Tuesday, April 12, 2011

Picking Nits: From Competent to Good

Sometimes I feel like I am drowning in my own inability to work past my writing weaknesses. 

My husband plays a game called "Go." Your skill is ranked by a score, moving from 30K at the lowest, to a 9dan at the highest. It's very simple to learn, but the strategy behind the game rivals chess.  Anyway, when he first started playing, he was able to move up in ranks quickly. In a few weeks he went from a 30K to a 20K. A few weeks from that, he went from a 20K to a 15K. I don't know what his actual score is right at the moment, but I know that as time went on, it became harder and harder for him to get better. It's like your average in school. It was a lot easier to bring a D up to a B, than to bring a B up to an A. The higher you get to the top the harder the climb.

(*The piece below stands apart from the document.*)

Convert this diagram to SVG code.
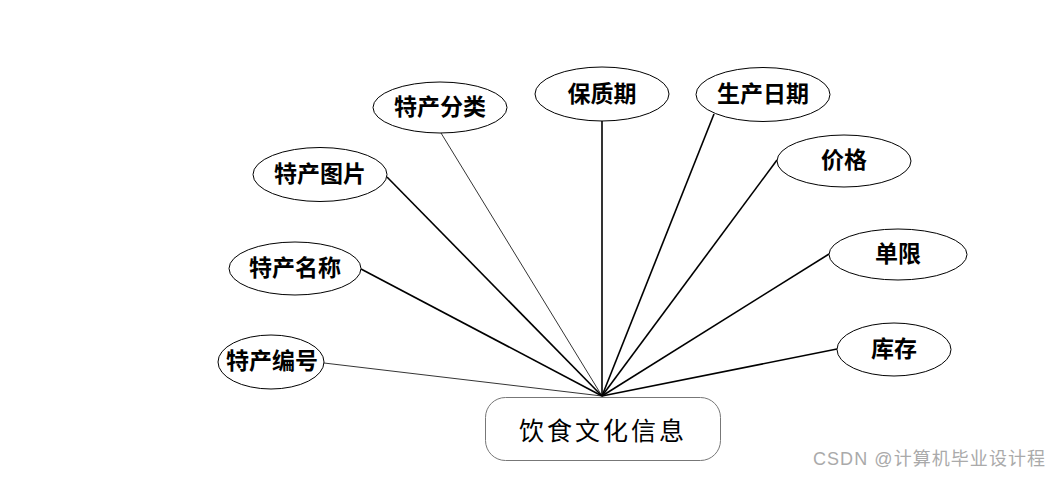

I think writing is very much like that. When you first learn how to start and finish a novel, you can see your skill improve in a very real way. You went from "never finished a book before" to "finished a book." That's a major accomplishment. Then you achieve "finished a book, and then edited it". Another big deal. 

All the while, you're learning about characterization, plotting, setting, dialogue, grammar, and description. You write and edit more books. You learn how to avoid info dumps, and how to make dialogue sound realistic, but not boring. You play around with pantsing versus plotting. There's a very real sense of Moving Forward.

Until you move to the Intermediate level. You know how to write a book. You know about three act structure. You know about building realistic characters. Maybe at this point you've queried a book that even got pages requested, but the agent passed.

You're writing at a competent level, but you're still not quite there. By no means does this mean you've mastered building realistic characters or writing an engaging plot, but these aren't your biggest crutch right now. "The characterization is very poor" is something that can be picked out from a rough draft easily. But feedback like "It was good, but I don't know, something was missing." is much harder to deal with. 

I read this post by Kristin Nelson, and it got me thinking. Go read the post for a minute. I'll wait.


Do you see what she said? Not, "The dialogue needs to sound more realistic," but "Dialog that didn’t quite work as hard as it should."

Here's another example she mentioned for passing on a manuscript:  "Not quite nailing voice in the opening."

Notice how she mentions "not quite" nailing the voice. In her other examples she mentions telling versus showing, and passive voice. A lot of these elements come down to nit-picky details that make ALL the difference in your writing. It's the difference between "competent" and "good".

A lot of writers, myself included, are working at this level. Learning how to write is hard, and it's not any easier once you move past the basics. You need to be brutal with your work. Not just making sure you're telling a good story, but that your scenes are doing several things. That you're not just writing realistic dialogue, but dialogue that characterizes, moves the plot forward, and adds some tension.

Mark Twain said the difference between the right word and the almost right word is the difference between lightning and lightning bug. The same is true for the rest of your writing. 

It's somewhat frustrating to try and spot you weak points, but it's also liberating. Sometimes I know there's something wrong with a certain passage, but I can't put my finger on what. I know there's places I need to improve, but it can be hard to figure out exactly where.

I saved this list from Kristen Nelson's blog and put it next to my editing papers. Because we can get better. We can improve. We might have to sacrifice some beta readers on the alter of necessity to do it, but we can figure out what weakness are holding our writing back from being great.

What resources have you used to improve your writing? What has helped you the most to become a better writer?


  1. Very astute observation. It really does slow down after you get past those first few giant hurdles.

  2. Thanks Joe. It took me a while to figure this out, and was only after a day where I wanted to tear my own hair out.

  3. The really interesting thing here--and I only noticed it after your blog fest--is that it boils down to editing. All of those excerpts from our past had a lot of potential, most of them were just stuck in unedited land. Editing is hard to learn (and hard to do).

  4. Rena: Oh my goodness, you are so right! I never thought about it like that before, but it's SO true!